▶ [Goal of the exercise] Without including the pictures, copy out every line below.

▶ [Information supplied]
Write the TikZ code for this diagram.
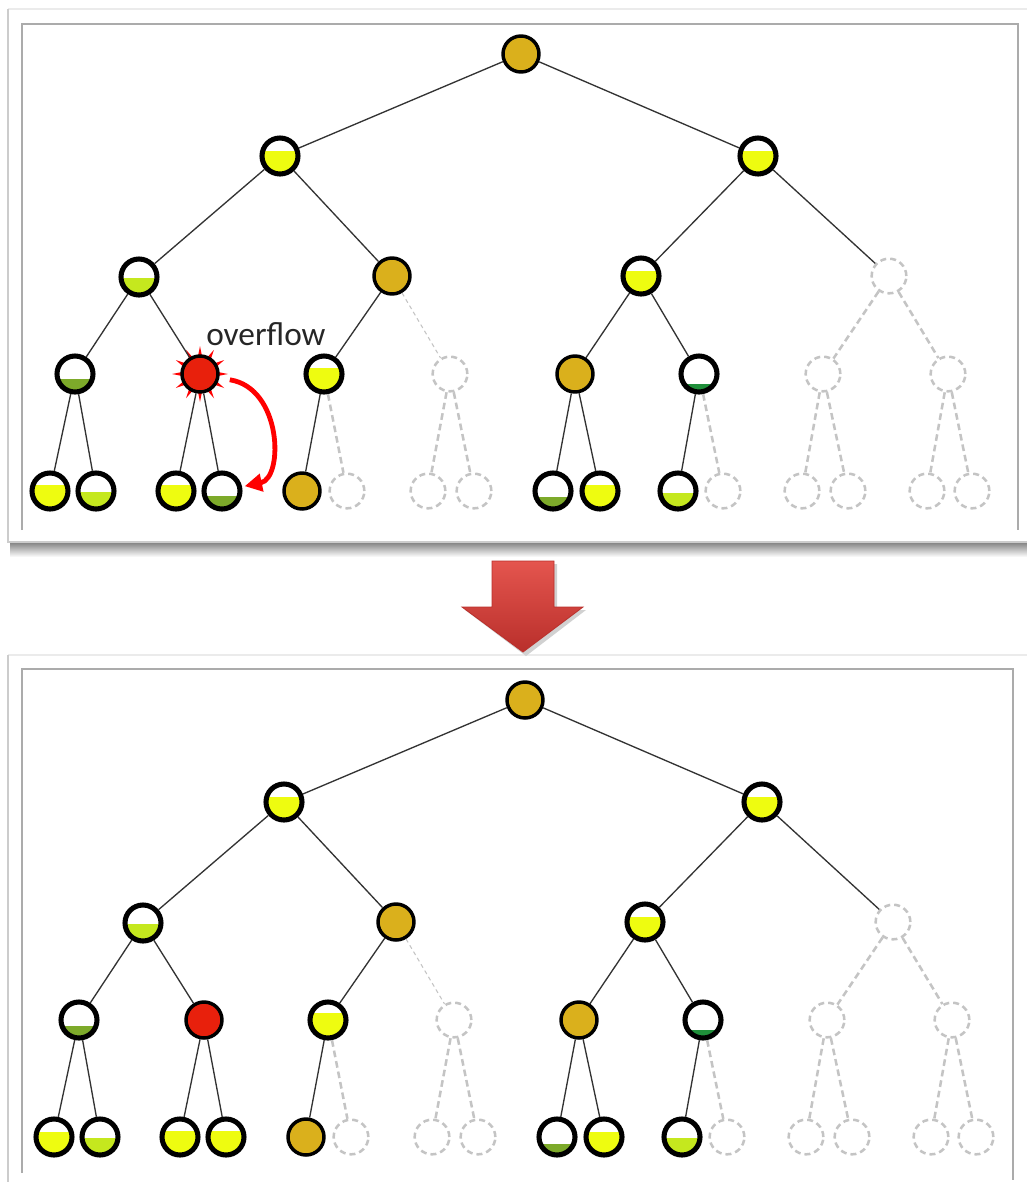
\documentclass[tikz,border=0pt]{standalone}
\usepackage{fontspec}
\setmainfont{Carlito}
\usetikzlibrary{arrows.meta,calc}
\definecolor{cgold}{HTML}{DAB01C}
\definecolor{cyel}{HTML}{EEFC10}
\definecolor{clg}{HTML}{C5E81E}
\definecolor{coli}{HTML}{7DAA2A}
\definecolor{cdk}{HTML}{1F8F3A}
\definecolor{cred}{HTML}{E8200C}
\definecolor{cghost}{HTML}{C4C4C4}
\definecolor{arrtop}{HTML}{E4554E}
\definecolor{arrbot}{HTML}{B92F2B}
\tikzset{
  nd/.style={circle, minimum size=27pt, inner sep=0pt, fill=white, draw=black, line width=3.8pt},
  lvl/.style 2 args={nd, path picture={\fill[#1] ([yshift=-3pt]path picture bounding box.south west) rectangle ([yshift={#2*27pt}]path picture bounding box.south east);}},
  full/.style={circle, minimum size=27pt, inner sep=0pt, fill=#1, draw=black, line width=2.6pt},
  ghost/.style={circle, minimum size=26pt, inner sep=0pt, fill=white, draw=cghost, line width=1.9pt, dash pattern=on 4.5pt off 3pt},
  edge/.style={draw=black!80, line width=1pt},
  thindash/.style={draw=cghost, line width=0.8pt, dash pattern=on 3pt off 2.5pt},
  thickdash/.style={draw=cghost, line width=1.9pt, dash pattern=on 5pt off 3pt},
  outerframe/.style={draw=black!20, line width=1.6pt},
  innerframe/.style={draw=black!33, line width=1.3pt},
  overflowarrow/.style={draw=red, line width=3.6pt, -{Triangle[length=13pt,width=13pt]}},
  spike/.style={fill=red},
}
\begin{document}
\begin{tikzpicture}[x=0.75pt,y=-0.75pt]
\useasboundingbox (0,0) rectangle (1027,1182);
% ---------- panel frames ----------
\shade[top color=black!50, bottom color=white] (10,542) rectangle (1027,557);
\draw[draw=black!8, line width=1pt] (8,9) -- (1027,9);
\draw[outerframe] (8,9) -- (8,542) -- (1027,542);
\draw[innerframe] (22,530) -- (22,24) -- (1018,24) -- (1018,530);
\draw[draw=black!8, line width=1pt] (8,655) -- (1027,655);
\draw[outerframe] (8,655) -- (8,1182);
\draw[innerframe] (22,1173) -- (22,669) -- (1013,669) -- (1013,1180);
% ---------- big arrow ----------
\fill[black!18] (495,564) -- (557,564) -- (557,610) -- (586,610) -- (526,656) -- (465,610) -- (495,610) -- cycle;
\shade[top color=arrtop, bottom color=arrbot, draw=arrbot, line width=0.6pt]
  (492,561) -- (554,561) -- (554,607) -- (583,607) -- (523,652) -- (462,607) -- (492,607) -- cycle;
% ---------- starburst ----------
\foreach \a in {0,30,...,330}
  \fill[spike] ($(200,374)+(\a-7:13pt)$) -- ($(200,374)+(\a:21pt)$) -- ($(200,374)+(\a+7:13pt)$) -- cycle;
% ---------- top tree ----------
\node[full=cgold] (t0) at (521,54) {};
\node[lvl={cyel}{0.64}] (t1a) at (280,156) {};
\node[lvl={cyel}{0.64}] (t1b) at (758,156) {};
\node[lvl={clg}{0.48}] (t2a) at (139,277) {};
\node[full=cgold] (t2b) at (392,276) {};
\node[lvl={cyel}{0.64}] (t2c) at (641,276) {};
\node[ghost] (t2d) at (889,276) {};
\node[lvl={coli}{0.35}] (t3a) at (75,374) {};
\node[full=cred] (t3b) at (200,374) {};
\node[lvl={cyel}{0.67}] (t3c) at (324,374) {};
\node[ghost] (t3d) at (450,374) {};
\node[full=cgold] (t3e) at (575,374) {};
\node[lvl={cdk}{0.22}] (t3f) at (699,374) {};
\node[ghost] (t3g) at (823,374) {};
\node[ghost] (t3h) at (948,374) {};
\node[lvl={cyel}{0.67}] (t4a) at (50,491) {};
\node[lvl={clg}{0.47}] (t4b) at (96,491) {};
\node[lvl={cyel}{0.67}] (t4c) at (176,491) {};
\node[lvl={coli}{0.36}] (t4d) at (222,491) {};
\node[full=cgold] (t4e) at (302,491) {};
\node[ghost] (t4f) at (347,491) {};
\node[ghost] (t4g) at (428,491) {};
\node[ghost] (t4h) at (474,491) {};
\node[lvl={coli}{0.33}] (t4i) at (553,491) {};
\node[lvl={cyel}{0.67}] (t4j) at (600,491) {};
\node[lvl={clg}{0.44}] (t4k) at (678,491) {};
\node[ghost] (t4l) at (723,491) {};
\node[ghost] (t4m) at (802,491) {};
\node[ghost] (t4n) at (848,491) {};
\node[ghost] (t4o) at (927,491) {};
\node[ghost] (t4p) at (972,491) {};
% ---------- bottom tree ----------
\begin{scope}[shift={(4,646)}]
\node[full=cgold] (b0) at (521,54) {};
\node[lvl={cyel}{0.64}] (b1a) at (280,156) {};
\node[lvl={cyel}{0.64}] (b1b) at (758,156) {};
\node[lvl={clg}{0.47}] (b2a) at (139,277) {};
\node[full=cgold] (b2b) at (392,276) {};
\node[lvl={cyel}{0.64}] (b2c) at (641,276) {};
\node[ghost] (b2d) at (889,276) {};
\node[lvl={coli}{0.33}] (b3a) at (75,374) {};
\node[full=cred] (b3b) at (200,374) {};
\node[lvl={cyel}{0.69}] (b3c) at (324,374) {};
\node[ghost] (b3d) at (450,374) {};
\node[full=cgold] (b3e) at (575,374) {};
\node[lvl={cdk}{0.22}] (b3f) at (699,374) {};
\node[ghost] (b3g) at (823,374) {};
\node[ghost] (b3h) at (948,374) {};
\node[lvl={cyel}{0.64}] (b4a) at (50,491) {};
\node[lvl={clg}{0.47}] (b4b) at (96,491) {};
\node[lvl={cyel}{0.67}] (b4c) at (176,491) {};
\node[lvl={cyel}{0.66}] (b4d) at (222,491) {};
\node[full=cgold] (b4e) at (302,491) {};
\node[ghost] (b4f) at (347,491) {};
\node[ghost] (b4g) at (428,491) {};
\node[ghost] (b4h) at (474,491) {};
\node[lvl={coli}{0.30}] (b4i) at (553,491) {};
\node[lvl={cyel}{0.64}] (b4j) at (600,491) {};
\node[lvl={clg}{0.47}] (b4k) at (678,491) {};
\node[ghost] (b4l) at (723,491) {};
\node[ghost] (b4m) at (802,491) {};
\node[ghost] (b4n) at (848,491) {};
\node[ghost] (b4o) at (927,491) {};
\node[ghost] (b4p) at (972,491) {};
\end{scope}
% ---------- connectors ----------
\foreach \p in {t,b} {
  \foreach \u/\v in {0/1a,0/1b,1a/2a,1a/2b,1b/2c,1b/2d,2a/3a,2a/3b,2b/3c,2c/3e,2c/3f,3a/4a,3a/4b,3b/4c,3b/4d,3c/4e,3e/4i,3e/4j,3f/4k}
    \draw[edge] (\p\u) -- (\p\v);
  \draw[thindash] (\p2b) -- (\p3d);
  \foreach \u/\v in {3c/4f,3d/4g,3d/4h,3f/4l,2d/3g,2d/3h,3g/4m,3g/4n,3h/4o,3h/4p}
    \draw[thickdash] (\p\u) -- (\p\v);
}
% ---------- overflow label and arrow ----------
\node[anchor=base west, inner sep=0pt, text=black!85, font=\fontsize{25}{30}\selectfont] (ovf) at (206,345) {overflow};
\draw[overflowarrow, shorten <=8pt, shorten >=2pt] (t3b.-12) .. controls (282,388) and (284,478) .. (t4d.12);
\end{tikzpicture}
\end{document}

▶ [Task response]
Write the TikZ code for this diagram.
\documentclass[tikz,border=0pt]{standalone}
\usepackage{fontspec}
\setmainfont{Carlito}
\usetikzlibrary{arrows.meta,calc}
\definecolor{cgold}{HTML}{DAB01C}
\definecolor{cyel}{HTML}{EEFC10}
\definecolor{clg}{HTML}{C5E81E}
\definecolor{coli}{HTML}{7DAA2A}
\definecolor{cdk}{HTML}{1F8F3A}
\definecolor{cred}{HTML}{E8200C}
\definecolor{cghost}{HTML}{C4C4C4}
\definecolor{arrtop}{HTML}{E4554E}
\definecolor{arrbot}{HTML}{B92F2B}
\tikzset{
  nd/.style={circle, minimum size=27pt, inner sep=0pt, fill=white, draw=black, line width=3.8pt},
  lvl/.style 2 args={nd, path picture={\fill[#1] ([yshift=-3pt]path picture bounding box.south west) rectangle ([yshift={#2*27pt}]path picture bounding box.south east);}},
  full/.style={circle, minimum size=27pt, inner sep=0pt, fill=#1, draw=black, line width=2.6pt},
  ghost/.style={circle, minimum size=26pt, inner sep=0pt, fill=white, draw=cghost, line width=1.9pt, dash pattern=on 4.5pt off 3pt},
  edge/.style={draw=black!80, line width=1pt},
  thindash/.style={draw=cghost, line width=0.8pt, dash pattern=on 3pt off 2.5pt},
  thickdash/.style={draw=cghost, line width=1.9pt, dash pattern=on 5pt off 3pt},
  outerframe/.style={draw=black!20, line width=1.6pt},
  innerframe/.style={draw=black!33, line width=1.3pt},
  overflowarrow/.style={draw=red, line width=3.6pt, -{Triangle[length=13pt,width=13pt]}},
  spike/.style={fill=red},
}
\begin{document}
\begin{tikzpicture}[x=0.75pt,y=-0.75pt]
\useasboundingbox (0,0) rectangle (1027,1182);
% ---------- panel frames ----------
\shade[top color=black!50, bottom color=white] (10,542) rectangle (1027,557);
\draw[draw=black!8, line width=1pt] (8,9) -- (1027,9);
\draw[outerframe] (8,9) -- (8,542) -- (1027,542);
\draw[innerframe] (22,530) -- (22,24) -- (1018,24) -- (1018,530);
\draw[draw=black!8, line width=1pt] (8,655) -- (1027,655);
\draw[outerframe] (8,655) -- (8,1182);
\draw[innerframe] (22,1173) -- (22,669) -- (1013,669) -- (1013,1180);
% ---------- big arrow ----------
\fill[black!18] (495,564) -- (557,564) -- (557,610) -- (586,610) -- (526,656) -- (465,610) -- (495,610) -- cycle;
\shade[top color=arrtop, bottom color=arrbot, draw=arrbot, line width=0.6pt]
  (492,561) -- (554,561) -- (554,607) -- (583,607) -- (523,652) -- (462,607) -- (492,607) -- cycle;
% ---------- starburst ----------
\foreach \a in {0,30,...,330}
  \fill[spike] ($(200,374)+(\a-7:13pt)$) -- ($(200,374)+(\a:21pt)$) -- ($(200,374)+(\a+7:13pt)$) -- cycle;
% ---------- top tree ----------
\node[full=cgold] (t0) at (521,54) {};
\node[lvl={cyel}{0.64}] (t1a) at (280,156) {};
\node[lvl={cyel}{0.64}] (t1b) at (758,156) {};
\node[lvl={clg}{0.48}] (t2a) at (139,277) {};
\node[full=cgold] (t2b) at (392,276) {};
\node[lvl={cyel}{0.64}] (t2c) at (641,276) {};
\node[ghost] (t2d) at (889,276) {};
\node[lvl={coli}{0.35}] (t3a) at (75,374) {};
\node[full=cred] (t3b) at (200,374) {};
\node[lvl={cyel}{0.67}] (t3c) at (324,374) {};
\node[ghost] (t3d) at (450,374) {};
\node[full=cgold] (t3e) at (575,374) {};
\node[lvl={cdk}{0.22}] (t3f) at (699,374) {};
\node[ghost] (t3g) at (823,374) {};
\node[ghost] (t3h) at (948,374) {};
\node[lvl={cyel}{0.67}] (t4a) at (50,491) {};
\node[lvl={clg}{0.47}] (t4b) at (96,491) {};
\node[lvl={cyel}{0.67}] (t4c) at (176,491) {};
\node[lvl={coli}{0.36}] (t4d) at (222,491) {};
\node[full=cgold] (t4e) at (302,491) {};
\node[ghost] (t4f) at (347,491) {};
\node[ghost] (t4g) at (428,491) {};
\node[ghost] (t4h) at (474,491) {};
\node[lvl={coli}{0.33}] (t4i) at (553,491) {};
\node[lvl={cyel}{0.67}] (t4j) at (600,491) {};
\node[lvl={clg}{0.44}] (t4k) at (678,491) {};
\node[ghost] (t4l) at (723,491) {};
\node[ghost] (t4m) at (802,491) {};
\node[ghost] (t4n) at (848,491) {};
\node[ghost] (t4o) at (927,491) {};
\node[ghost] (t4p) at (972,491) {};
% ---------- bottom tree ----------
\begin{scope}[shift={(4,646)}]
\node[full=cgold] (b0) at (521,54) {};
\node[lvl={cyel}{0.64}] (b1a) at (280,156) {};
\node[lvl={cyel}{0.64}] (b1b) at (758,156) {};
\node[lvl={clg}{0.47}] (b2a) at (139,277) {};
\node[full=cgold] (b2b) at (392,276) {};
\node[lvl={cyel}{0.64}] (b2c) at (641,276) {};
\node[ghost] (b2d) at (889,276) {};
\node[lvl={coli}{0.33}] (b3a) at (75,374) {};
\node[full=cred] (b3b) at (200,374) {};
\node[lvl={cyel}{0.69}] (b3c) at (324,374) {};
\node[ghost] (b3d) at (450,374) {};
\node[full=cgold] (b3e) at (575,374) {};
\node[lvl={cdk}{0.22}] (b3f) at (699,374) {};
\node[ghost] (b3g) at (823,374) {};
\node[ghost] (b3h) at (948,374) {};
\node[lvl={cyel}{0.64}] (b4a) at (50,491) {};
\node[lvl={clg}{0.47}] (b4b) at (96,491) {};
\node[lvl={cyel}{0.67}] (b4c) at (176,491) {};
\node[lvl={cyel}{0.66}] (b4d) at (222,491) {};
\node[full=cgold] (b4e) at (302,491) {};
\node[ghost] (b4f) at (347,491) {};
\node[ghost] (b4g) at (428,491) {};
\node[ghost] (b4h) at (474,491) {};
\node[lvl={coli}{0.30}] (b4i) at (553,491) {};
\node[lvl={cyel}{0.64}] (b4j) at (600,491) {};
\node[lvl={clg}{0.47}] (b4k) at (678,491) {};
\node[ghost] (b4l) at (723,491) {};
\node[ghost] (b4m) at (802,491) {};
\node[ghost] (b4n) at (848,491) {};
\node[ghost] (b4o) at (927,491) {};
\node[ghost] (b4p) at (972,491) {};
\end{scope}
% ---------- connectors ----------
\foreach \p in {t,b} {
  \foreach \u/\v in {0/1a,0/1b,1a/2a,1a/2b,1b/2c,1b/2d,2a/3a,2a/3b,2b/3c,2c/3e,2c/3f,3a/4a,3a/4b,3b/4c,3b/4d,3c/4e,3e/4i,3e/4j,3f/4k}
    \draw[edge] (\p\u) -- (\p\v);
  \draw[thindash] (\p2b) -- (\p3d);
  \foreach \u/\v in {3c/4f,3d/4g,3d/4h,3f/4l,2d/3g,2d/3h,3g/4m,3g/4n,3h/4o,3h/4p}
    \draw[thickdash] (\p\u) -- (\p\v);
}
% ---------- overflow label and arrow ----------
\node[anchor=base west, inner sep=0pt, text=black!85, font=\fontsize{25}{30}\selectfont] (ovf) at (206,345) {overflow};
\draw[overflowarrow, shorten <=8pt, shorten >=2pt] (t3b.-12) .. controls (282,388) and (284,478) .. (t4d.12);
\end{tikzpicture}
\end{document}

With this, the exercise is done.